Sugar pie pumpkins are also known as pie pumpkins or sugar pumpkins. Don’t just leave them for decorations, sugar pie pumpkins are well suited for cooking. They have a more thick and dense flesh than jack-o-lantern style pumpkins. A bit sweeter than other pumpkins, they are low in calories and fat, and provide a wealth of vitamins.
- 2 Sugar Pie pumpkins
- 1/2 onion, sliced
- 2-1/4 cups chicken or vegetable stock
- 1/2 Tbsp oil
- 1/4 lb. plus 1 Tbsp butter
- 1/2 bunch sage, reserving a dozen leaves
- 1 Tbsp pumpkin pie spice
- salt to taste
- 1/4 cup mascarpone cheese
Preheat the oven to 350 degrees F. Over medium heat, heat oil in a large stockpot, add onions and bring temperature down to medium-low to sweat onions until translucent. Meanwhile, cut pumpkins in half and remove seeds.
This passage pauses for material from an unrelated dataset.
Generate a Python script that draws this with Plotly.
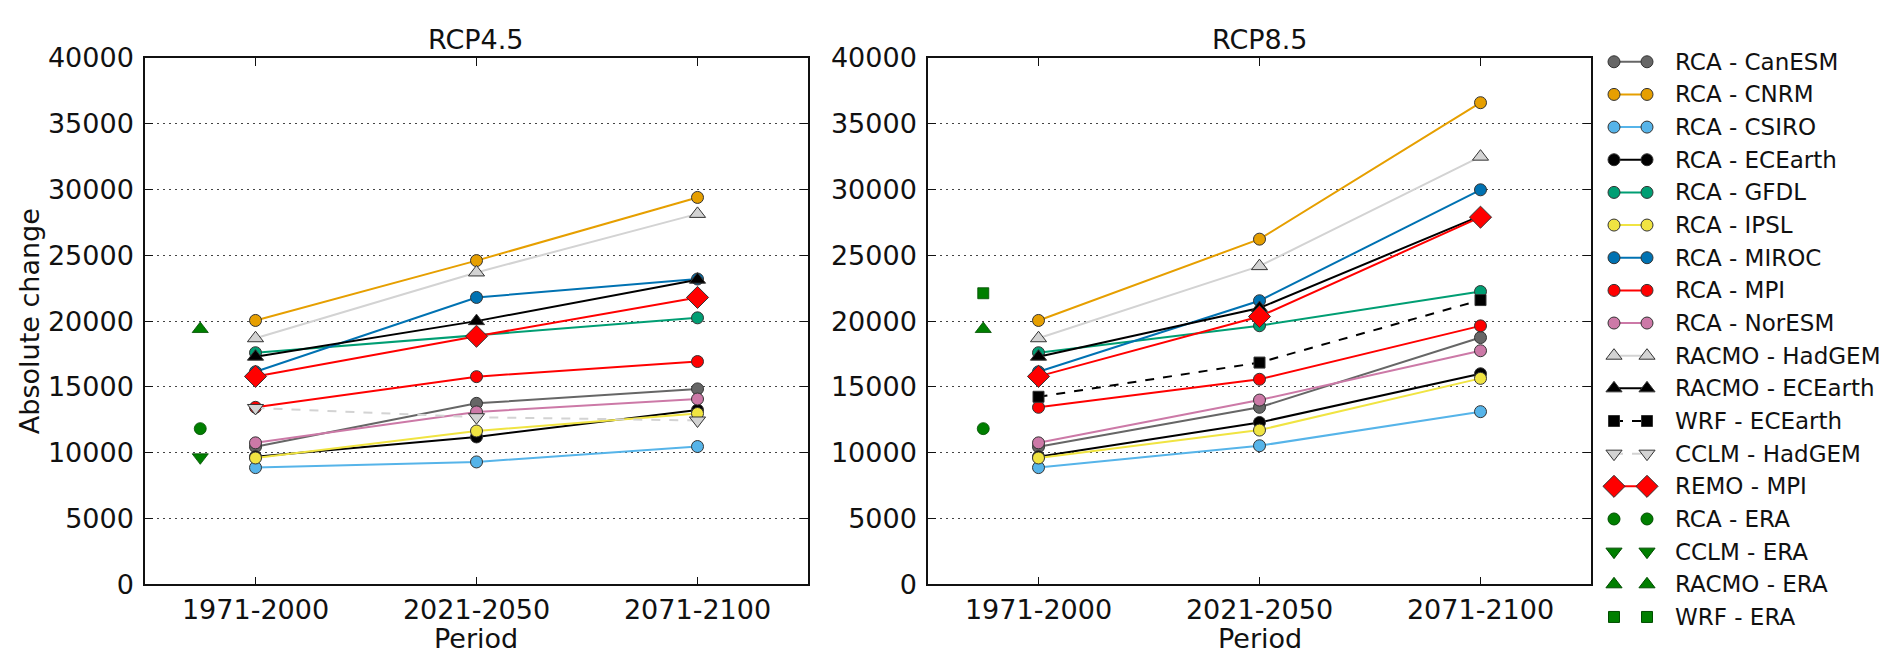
import plotly.graph_objects as go

# ---------------- data ----------------
PERIODS = ["1971-2000", "2021-2050", "2071-2100"]
SCENARIOS = ["RCP4.5", "RCP8.5"]
Y_TICKS = [0, 5000, 10000, 15000, 20000, 25000, 30000, 35000, 40000]

# values per model: [1971-2000, 2021-2050, 2071-2100]
RCA_CANESM_45 = [10450, 13750, 14850]
RCA_CANESM_85 = [10450, 13450, 18750]
RCA_CNRM_45 = [20050, 24600, 29400]
RCA_CNRM_85 = [20050, 26230, 36600]
RCA_CSIRO_45 = [8870, 9300, 10470]
RCA_CSIRO_85 = [8870, 10530, 13120]
RCA_ECEARTH_45 = [9700, 11200, 13250]
RCA_ECEARTH_85 = [9700, 12300, 16000]
RCA_GFDL_45 = [17600, 18900, 20250]
RCA_GFDL_85 = [17600, 19650, 22250]
RCA_IPSL_45 = [9600, 11650, 12980]
RCA_IPSL_85 = [9600, 11720, 15650]
RCA_MIROC_45 = [16150, 21800, 23200]
RCA_MIROC_85 = [16150, 21550, 29980]
RCA_MPI_45 = [13450, 15780, 16930]
RCA_MPI_85 = [13450, 15580, 19640]
RCA_NORESM_45 = [10750, 13100, 14080]
RCA_NORESM_85 = [10750, 14000, 17750]
RACMO_HADGEM_45 = [18700, 23700, 28150]
RACMO_HADGEM_85 = [18700, 24180, 32500]
RACMO_ECEARTH_45 = [17300, 20000, 23150]
RACMO_ECEARTH_85 = [17300, 21000, 28000]
WRF_ECEARTH_45 = None
WRF_ECEARTH_85 = [14250, 16850, 21600]
CCLM_HADGEM_45 = [13400, 12700, 12450]
CCLM_HADGEM_85 = None
REMO_MPI_45 = [15800, 18850, 21800]
REMO_MPI_85 = [15800, 20350, 27900]
# ERA-driven reference runs (single value, shown left of 1971-2000)
RCA_ERA_45 = [11830]
RCA_ERA_85 = [11830]
CCLM_ERA_45 = [9650]
CCLM_ERA_85 = None
RACMO_ERA_45 = [19400]
RACMO_ERA_85 = [19400]
WRF_ERA_45 = None
WRF_ERA_85 = [22120]

SERIES = [
    # name, rcp45, rcp85, color, symbol, size, dash, is_era
    ("RCA - CanESM", RCA_CANESM_45, RCA_CANESM_85, "#666666", "circle", 12, "solid", False),
    ("RCA - CNRM", RCA_CNRM_45, RCA_CNRM_85, "#E69F00", "circle", 12, "solid", False),
    ("RCA - CSIRO", RCA_CSIRO_45, RCA_CSIRO_85, "#56B4E9", "circle", 12, "solid", False),
    ("RCA - ECEarth", RCA_ECEARTH_45, RCA_ECEARTH_85, "#000000", "circle", 12, "solid", False),
    ("RCA - GFDL", RCA_GFDL_45, RCA_GFDL_85, "#009E73", "circle", 12, "solid", False),
    ("RCA - IPSL", RCA_IPSL_45, RCA_IPSL_85, "#F0E442", "circle", 12, "solid", False),
    ("RCA - MIROC", RCA_MIROC_45, RCA_MIROC_85, "#0072B2", "circle", 12, "solid", False),
    ("RCA - MPI", RCA_MPI_45, RCA_MPI_85, "#FF0000", "circle", 12, "solid", False),
    ("RCA - NorESM", RCA_NORESM_45, RCA_NORESM_85, "#CC79A7", "circle", 12, "solid", False),
    ("RACMO - HadGEM", RACMO_HADGEM_45, RACMO_HADGEM_85, "#D3D3D3", "triangle-up", 14, "solid", False),
    ("RACMO - ECEarth", RACMO_ECEARTH_45, RACMO_ECEARTH_85, "#000000", "triangle-up", 14, "solid", False),
    ("WRF - ECEarth", WRF_ECEARTH_45, WRF_ECEARTH_85, "#000000", "square", 11, "dash", False),
    ("CCLM - HadGEM", CCLM_HADGEM_45, CCLM_HADGEM_85, "#D3D3D3", "triangle-down", 14, "dash", False),
    ("REMO - MPI", REMO_MPI_45, REMO_MPI_85, "#FF0000", "diamond", 17, "solid", False),
    ("RCA - ERA", RCA_ERA_45, RCA_ERA_85, "#007F00", "circle", 12, None, True),
    ("CCLM - ERA", CCLM_ERA_45, CCLM_ERA_85, "#007F00", "triangle-down", 14, None, True),
    ("RACMO - ERA", RACMO_ERA_45, RACMO_ERA_85, "#007F00", "triangle-up", 14, None, True),
    ("WRF - ERA", WRF_ERA_45, WRF_ERA_85, "#007F00", "square", 11, None, True),
]

# ---------------- layout constants ----------------
W, H = 1887, 667
FONT = "DejaVu Sans"
PANEL_X = [(145, 808), (928, 1591)]
PANEL_TOP, PANEL_BOT = 44, 596
ERA_X = -0.25
LEG_X0, LEG_X1, LEG_TXT = 1614, 1647, 1673
LEG_TOP, LEG_STEP = 48, 34.25


def px_x(v):
    return v / W


def px_y(v):
    return 1 - v / H


fig = go.Figure()

for p, scen in enumerate(SCENARIOS):
    xa = "x" if p == 0 else "x2"
    ya = "y" if p == 0 else "y2"
    for name, v45, v85, color, sym, size, dash, era in SERIES:
        vals = v45 if p == 0 else v85
        if vals is None:
            continue
        edge = "#004d00" if era else "#333333"
        if era:
            fig.add_trace(go.Scatter(
                x=[ERA_X] * len(vals), y=vals, mode="markers", xaxis=xa, yaxis=ya,
                marker=dict(symbol=sym, size=size, color=color, line=dict(color=edge, width=0.8)),
                showlegend=False, name=name))
        else:
            fig.add_trace(go.Scatter(
                x=list(range(len(PERIODS))), y=vals, mode="lines+markers", xaxis=xa, yaxis=ya,
                line=dict(color=color, width=2, dash=dash),
                marker=dict(symbol=sym, size=size, color=color, line=dict(color=edge, width=1)),
                showlegend=False, name=name))

# custom matplotlib-style legend (two markers joined by a line)
for i, (name, v45, v85, color, sym, size, dash, era) in enumerate(SERIES):
    yy = LEG_TOP + i * LEG_STEP
    edge = "#004d00" if era else "#333333"
    fig.add_trace(go.Scatter(
        x=[LEG_X0, LEG_X1], y=[yy, yy], mode="markers" if era else "lines+markers",
        xaxis="x3", yaxis="y3",
        line=dict(color=color, width=2, dash="dash" if dash == "dash" else "solid"),
        marker=dict(symbol=sym, size=size, color=color, line=dict(color=edge, width=1)),
        showlegend=False, hoverinfo="skip"))
    fig.add_annotation(x=LEG_TXT, y=yy, xref="x3", yref="y3", text=name, showarrow=False,
                       xanchor="left", yanchor="middle", font=dict(family=FONT, size=23, color="#111111"))

axis_common = dict(
    showline=True, linecolor="#111111", linewidth=1.5, mirror="ticks",
    ticks="inside", ticklen=8, tickwidth=1, tickcolor="#111111",
    tickfont=dict(family=FONT, size=27, color="#111111"),
)

for p in range(2):
    x0, x1 = PANEL_X[p]
    sx = "" if p == 0 else "2"
    fig.update_layout(**{
        "xaxis" + sx: dict(
            domain=[px_x(x0), px_x(x1)], range=[-0.5, 2.5],
            tickvals=list(range(len(PERIODS))), ticktext=PERIODS,
            showgrid=False, zeroline=False, anchor="y" + sx, ticklabelstandoff=1, **axis_common),
        "yaxis" + sx: dict(
            domain=[px_y(PANEL_BOT), px_y(PANEL_TOP)], range=[0, 40000],
            tickvals=Y_TICKS, ticktext=[str(t) for t in Y_TICKS],
            showgrid=True, gridcolor="#444444", gridwidth=1, griddash="1.5px,4.5px",
            zeroline=False, anchor="x" + sx, ticklabelstandoff=4, **axis_common),
    })
    cx = (x0 + x1) / 2
    fig.add_annotation(x=px_x(cx), y=px_y(25), xref="paper", yref="paper", text=SCENARIOS[p],
                       showarrow=False, xanchor="center", yanchor="middle",
                       font=dict(family=FONT, size=27, color="#111111"))
    fig.add_annotation(x=px_x(cx), y=px_y(653), xref="paper", yref="paper", text="Period",
                       showarrow=False, xanchor="center", yanchor="middle",
                       font=dict(family=FONT, size=27, color="#111111"))

fig.add_annotation(x=px_x(29), y=px_y((PANEL_TOP + PANEL_BOT) / 2), xref="paper", yref="paper",
                   text="Absolute change", textangle=-90, showarrow=False,
                   xanchor="center", yanchor="middle", font=dict(family=FONT, size=27, color="#111111"))

fig.update_layout(
    xaxis3=dict(domain=[1596 / W, 1], range=[1596, W], visible=False, anchor="y3"),
    yaxis3=dict(domain=[0, 1], range=[H, 0], visible=False, anchor="x3"),
    width=W, height=H, margin=dict(l=0, r=0, t=0, b=0),
    paper_bgcolor="white", plot_bgcolor="white", showlegend=False,
    font=dict(family=FONT, color="#111111"),
)

fig.write_html("out.html", config={"displayModeBar": False},
               post_script="document.body.style.margin='0';document.body.style.overflow='hidden';")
Place sage leaves in each pumpkin half and place on a baking sheet, skin side down. Brush with 1/2 Tbsp melted butter and roast for 45 minutes. When the pumpkins are softened and can be pierced with a fork, remove from oven and peel skin from pumpkins.
Combine pumpkin with remaining ingredients into a stock pot, except butter and onions. Simmer for 1/2 hour. Remove from heat and add mixture to a blender in batches, incrementally adding butter and onions. Adjust seasoning to taste.
In a saucepan, melt 1 tbsp. reserved butter and add reserved sage leaves. Saute until lightly browned. Serve soup with a dollop of mascarpone, fried sage leaves and a whirl of olive oil if desired.